Depuis le début des années 90 tu sautes rapidement d’un groupe à l’autre, d’un projet à l’autre et souvent pour y revenir quelques années plus tard, voire en mener plusieurs de front. Est-ce que c’est cet équilibre entre l’ensemble de tes projets qui t’intéresse véritablement aujourd’hui et te pousse vers l’avant?
S. H.
: Je ne pensais pas que je ferai ça un jour. J’ai toujours pensé que je ne mènerai qu’un seul groupe à la fois. C’est un truc de jazz, non ? Un musicien de jazz ne s’achète pas, il vient jouer quand il en a envie (rires). J’aime cette liberté. Des gens pensent que ça me contraint mais ce n’est pas le cas. Même lorsque le téléphone sonne simultanément pour Asia, Yes, mon trio et un show en solo (rires). En fait, plus je touche à des domaines différents, plus je réalise que je suis capable de faire des choses dont je ne me croyais pas capable. J’ai vraiment adopté cet « esprit jazz » et ça me convient très bien.

Malgré le nombre de disques que tu as déjà faits, il y a sûrement des lecteurs qui ne t’ont encore jamais entendu jouer. Pour ceux-là : quels disques ou concerts recommanderais-tu ?
S. H.
: De tout acheter (rires) ! Je pense qu’il n’y a rien de tel que de voir quelqu’un sur scène pour comprendre qui il est. Il y a quelques années j’ai découvert à la télévision Alison Krauss and Union Station qui jouait en live et ça a changé ma vie ! J’ai pris conscience de l’attrait que je pouvais avoir vis-à-vis de la musique country. Je suis devenu un de leurs plus gros fans, tout comme John Paul Jones d’ailleurs. Nous nous rencontrons régulièrement à leurs concerts. Donc venez me voir en live ! Sinon, en disque, Close To The Edge ou Fragile possèdent pas mal de guitares qui devraient intéresser les lecteurs.

 

Tu as toujours développé un style unique, entre jazz et rock. Bizarrement, personne ne t’a jamais vraiment copié, ce qui est étrange puisqu’il y a toujours des gens qui cherchent à imiter ce qui marche…
S. H.
: C’est vrai. Je me rappelle quand j’ai fini Roundabout, j’avais peur que personne ne me reconnaisse (rires) ! Les fans de Yes m’avaient entendu sur The Yes Album et hop Fragile commence avec une guitare acous tique. Ils auraient pu penser que le groupe avait encore changé de guitariste. J’ai réalisé plus tard que je produisais un son très reconnaissable à cette époque et il n’a fait que s’affiner.

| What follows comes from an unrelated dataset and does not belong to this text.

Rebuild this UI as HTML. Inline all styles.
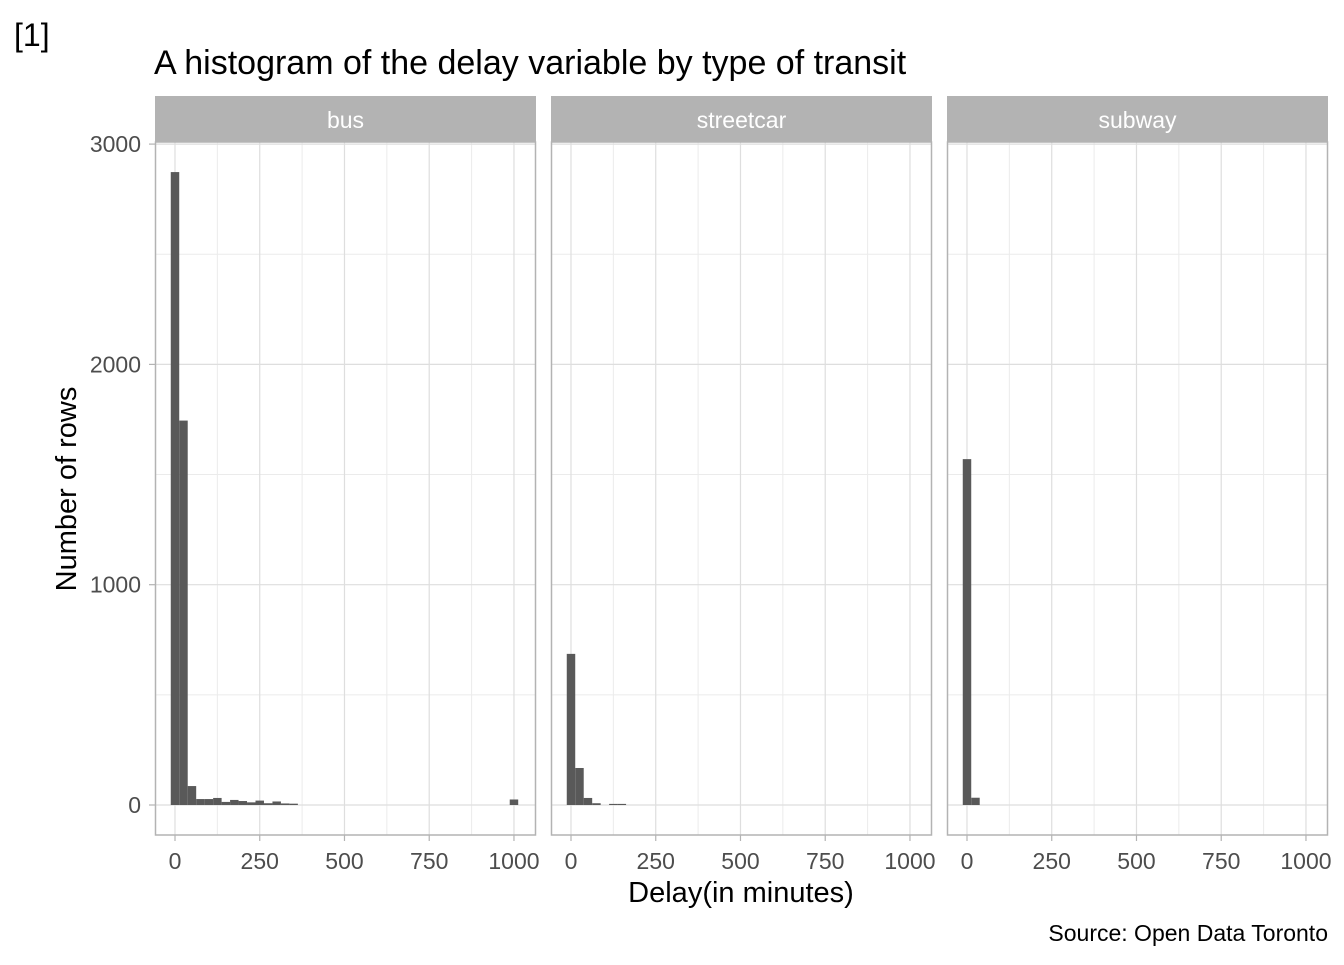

La clé est l’improvisation, aussi, n’est-ce pas ?
S. H.
: Et puis je ne suis pas facile à copier car il y a plein de facettes dans mon jeu : l’électrique, le folk, le classique, le jazz, etc. Et puis je n’ai pas arrêté de changer de guitares dans les années 70. Par la suite je me suis concentré sur quelques modèles. Un son se constitue avec un instrument et un guitariste. Donc en changeant l’instrument, on peut changer le résultat.

Au fil du temps, tu as écrit et/ou participé à de gros hits populaires. Est-ce que parfois tu cherchais absolument à en composer et tu t’es planté ou est-ce que généralement ces hits arrivent par le fruit du hasard ?
S. H.
: Je laisse toujours faire le hasard. When The Heart Rules The Mind, Close To The Edge, Roundabout ont tous été importants pour moi. J’écris toujours très naturellement dans un premier jet. Ce n’est que dans un second que je me demande quel potentiel peut avoir ce que j’ai composé. Je le partage avec d’autres personnes. C’est rare que j’enregistre seul autrement que sur un 8-pistes. Même si je suis tout à fait capable de produire moi-même quelque chose en studio, je préfère bosser avec quelqu’un dont c’est la spécialité première et échanger avec d’autres musiciens.